The above factors indicate that The Company has the potential to rapidly expand its customer base across the Australian market. Therefore, subparagraph 360-40(1)(e)(ii) is satisfied.
Scalability - subparagraph 360-40(1)(e)(iii)
The unit economics of the Company's business model have been provided to us.
The information you provided outline factors which indicate that the Company has high growth potential.
The Company can take advantage of economies of scale as volume increases for relatively stable operating costs. This operating leverage means that existing revenues can be multiplied while incurring a reduced, or minimal, increase in operating costs.
This operating leverage ensures the Company has the potential to successfully scale up its business. Therefore, subparagraph 360-40(1)(e)(iii) will be satisfied.
Broader than local market - subparagraph 360-40(1)(e)(iv)
The Company has a very simple, portable, and adaptable business model. The core of the platform lies in the software that receives requests from the front-end user interface, being the new technology product, and then, using algorithms, assigns the most appropriate service to the customer.
The Company's business model can easily be replicated in other markets both inside Australia and overseas with very little localisation or customisation required.
The business relating to the new technology product has the potential to rapidly expand its customer base across the Australian market and internationally. Therefore, subparagraph 360-40(1)(e)(iv) will be satisfied.
Competitive advantages - subparagraph 360-40(1)(e)(v)
The Company currently has no direct competitors in the Australian market and, therefore, has first mover advantage which is a considerable competitive advantage in the technology industry.
The comparative analysis provided as part of the Private Ruling application, in conjunction with the analysis of competitors in the Business Plan, indicate that there are no direct competitors offering the same services as the Company.
The Company is also currently forming partnerships and these relationships also provide a significant intangible asset to the company and make it very difficult for a follower to quickly and easily enter the market with the same scale.
The intellectual property (IP) of the business was transferred from the inventor to the Company. The IP includes a relevant application which restricts competitor duplication of the product and early competitor entry in the same market.

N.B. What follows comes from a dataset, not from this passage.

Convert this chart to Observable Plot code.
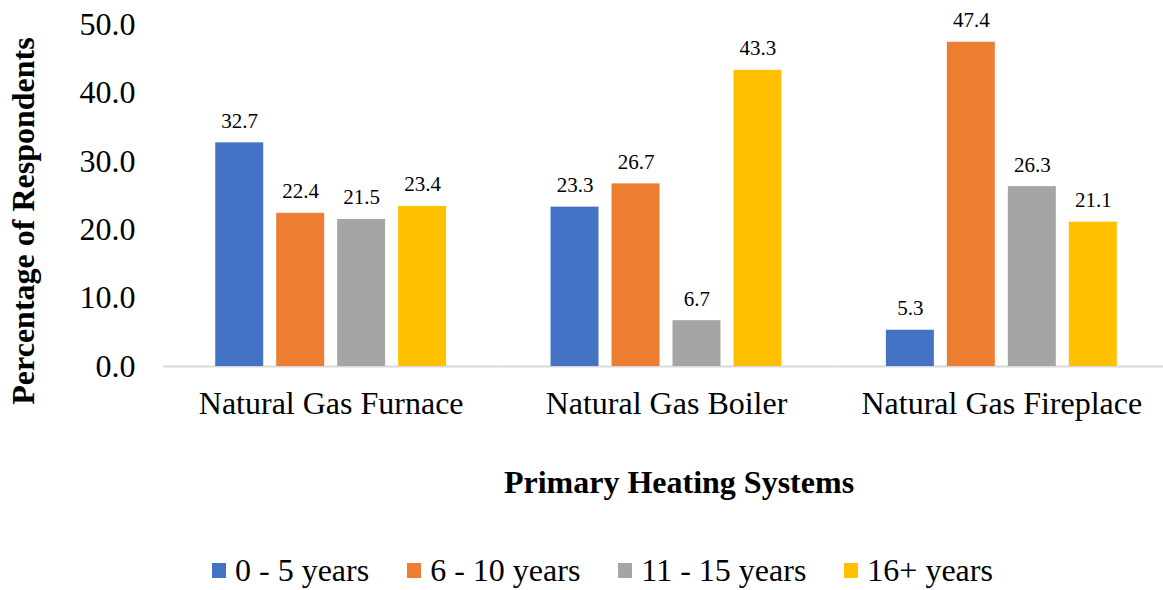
<!DOCTYPE html>
<html>
<head>
<meta charset="utf-8">
<script src="https://cdn.jsdelivr.net/npm/d3@7"></script>
<script src="https://cdn.jsdelivr.net/npm/@observablehq/plot@0.6"></script>
<style>
  html, body { margin: 0; padding: 0; background: #fff; overflow: hidden; }
  body { width: 1163px; height: 590px; font-family: "Liberation Serif", "Times New Roman", serif; color: #000; }
  #chart { width: 1163px; height: 440px; overflow: hidden; }
  #chart svg { display: block; max-width: none !important; }
  #xtitle { margin-top: 24px; width: 1163px; text-align: center; font-weight: bold; font-size: 32px; padding-left: 195px; box-sizing: border-box; }
  #legend { margin-top: 51px; display: flex; justify-content: flex-start; align-items: center; font-size: 32px; padding-left: 193px; }
  #legend .item { display: flex; align-items: center; margin: 0 19px; white-space: nowrap; }
  #legend .sw { width: 14px; height: 15px; margin-right: 9px; }
</style>
</head>
<body>
<div id="chart"></div>
<div id="xtitle">Primary Heating Systems</div>
<div id="legend"></div>
<script>
const categories = ["Natural Gas Furnace", "Natural Gas Boiler", "Natural Gas Fireplace"];
const series = ["0 - 5 years", "6 - 10 years", "11 - 15 years", "16+ years"];
const colors = ["#4472C4", "#ED7D31", "#A5A5A5", "#FFC000"];
const furnace = [32.7, 22.4, 21.5, 23.4];
const boiler = [23.3, 26.7, 6.7, 43.3];
const fireplace = [5.3, 47.4, 26.3, 21.1];
const yTicks = [0, 10, 20, 30, 40, 50];

const valueRows = [furnace, boiler, fireplace];
const data = [];
categories.forEach((c, i) => series.forEach((s, j) => data.push({category: c, series: s, value: valueRows[i][j]})));

const chart = Plot.plot({
  width: 1170,
  height: 440,
  marginLeft: 163,
  marginRight: 1,
  marginTop: 24,
  marginBottom: 74,
  style: {fontFamily: "'Liberation Serif', 'Times New Roman', serif", fontSize: "32px", color: "#000", background: "#fff", overflow: "visible", maxWidth: "none"},
  fx: {domain: categories, padding: 0, round: false, label: null},
  x: {domain: series, paddingInner: 0.2131, paddingOuter: 0.8566, round: false, axis: null},
  y: {domain: [0, 50], label: null},
  color: {domain: series, range: colors},
  marks: [
    Plot.axisY({ticks: yTicks, tickFormat: d => d.toFixed(1), tickSize: 0, tickPadding: 28, fontSize: 32, label: null}),
    Plot.axisFx({anchor: "bottom", tickSize: 0, tickPadding: 25, fontSize: 32, label: null}),
    Plot.ruleY([0], {stroke: "#d9d9d9", strokeWidth: 2}),
    Plot.barY(data, {fx: "category", x: "series", y: "value", fill: "series"}),
    Plot.text(data, {fx: "category", x: "series", y: "value", text: d => d.value.toFixed(1), lineAnchor: "bottom", dy: -15, fontSize: 21, fill: "#000"})
  ]
});
chart.style.maxWidth = "none";

const svg = d3.select(chart);
svg.append("text")
  .attr("transform", "translate(34,221) rotate(-90)")
  .attr("text-anchor", "middle")
  .attr("font-weight", "bold")
  .attr("font-size", 32)
  .attr("fill", "#000")
  .text("Percentage of Respondents");

document.getElementById("chart").appendChild(chart);

const legend = d3.select("#legend");
series.forEach((s, i) => {
  const item = legend.append("div").attr("class", "item");
  item.append("div").attr("class", "sw").style("background", colors[i]);
  item.append("span").text(s);
});
</script>
</body>
</html>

The brand name has an Australian Trade Mark application number.
The Company's competitive advantages of being first to market will be maintained through a combination of its IP protection, trade secrets, exclusivity contracts with partners, as well as the opportunity afforded by being first to market of building and maintaining a large customer base.
In short, the Company has demonstrated the potential to have competitive advantages for customers in Australia, satisfying subparagraph 360-40(1)(e)(v).
Conclusion on principles test
The Company satisfies the principles based test as it meets the requirements within subparagraphs 360-40(1)(e)(i) to (v) for the period commencing 1 July 201X until 30 June 201X or the date when the new technology product has been fully developed, whichever occurs earlier.
Conclusion
The Company meets the eligibility criteria of an early stage innovation company under section 360-40 for the period commencing 1 July 201X until the earlier of 30 June 201X or the date when the new technology product has been fully developed, whichever occurs earlier.